Re: [PATCH 0/4] mm: introduce mthp_ext via cgroup-bpf to make mTHP more transparent

From: Yafang Shao

Date: Wed May 06 2026 - 23:36:28 EST


On Mon, May 4, 2026 at 12:52 AM Vernon Yang <vernon2gm@xxxxxxxxx> wrote:
>
> From: Vernon Yang <yanglincheng@xxxxxxxxxx>
>
> Hi all,
>
> Background
> ==========
>
> As is well known, a system can simultaneously run multiple different
> scenarios. However, THP is not beneficial in every scenario — it is only
> most suitable for memory-intensive applications that are not sensitive
> to tail latency. For example, Redis, which is sensitive to tail latency,
> is not suitable for THP. But in practice, due to Redis issues, the
> entire THP functionality is often turned off, preventing other scenarios
> from benefiting from it.
>
> There are also some embedded scenarios (e.g. Android) that directly use
> 2MB THP, where the granularity is too large.
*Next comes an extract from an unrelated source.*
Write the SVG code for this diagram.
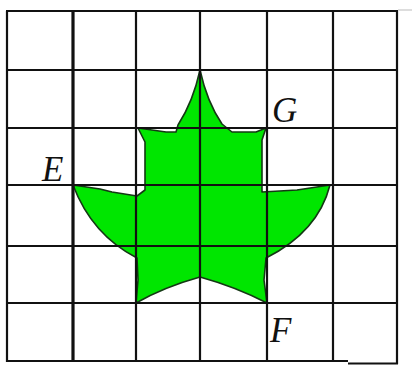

Therefore, we introduced
> mTHP in v6.8, which supports multiple-size THP. In practice, however, we
> still globally fix a single mTHP size and are unable to automatically
> select different mTHP sizes based on different scenarios.
>
> After testing, it was found that
>
> - When the system has a lot of free memory, it is normal for Redis to
> use mTHP. performance degradation in Redis only occurs when the system
> is under high memory pressure.
> - Additionally, when a large number of small-memory processes use mTHP,
> memory waste is prone to occur, and performance degradation may also
> happen during fast memory allocation/release.
>
> Previously, "Cgroup-based THP control"[1] was proposed, but it had the
> following issues.
>
> - It breaks the cgroup hierarchy property.
> - Add new THP knobs, making sysadmin's job more complex
>
> Previously, "mm, bpf: BPF-MM, BPF-THP"[2] was proposed, but it had the
> following issues.
>
> - It didn't address the issue on the per-process mode.
> - For global mode, the prctl(PR_SET_THP_DISABLE) has already achieved
> the same objective, there is no need to add two mechanisms for the
> same purpose.
> - Attaching st_ops to mm_struct, the same issues that cgroup-bpf once

Hello,

The primary hurdles preventing BPF-THP from being upstreamed are:

- Uncertainty regarding the stable API

It remains unclear whether the following API is sufficient for
BPF-THP requirements:

unsigned long
bpf_hook_thp_get_orders(struct vm_area_struct *vma, enum tva_type type,
unsigned long orders)
{
return orders;
}

- Ongoing integration of cgroups and struct-ops

Work is still in progress to integrate cgroup support with
struct_ops (see also
https://lore.kernel.org/linux-mm/87cy439x8a.fsf@xxxxxxxxx/).
We should wait for this infrastructure to land before introducing
new cgroup-based struct_ops.

> faced are likely to arise again, e.g. lifetime of cgroup vs bpf, dying
> cgroups, wq deadlock, etc. It is recommended to use cgroup-bpf for
> implementation.
> - The test cases are too simplistic, lacking eBPF cases similar to real
> workloads such as sched_ext.
>
> If I miss some thing, please let me know. Thanks!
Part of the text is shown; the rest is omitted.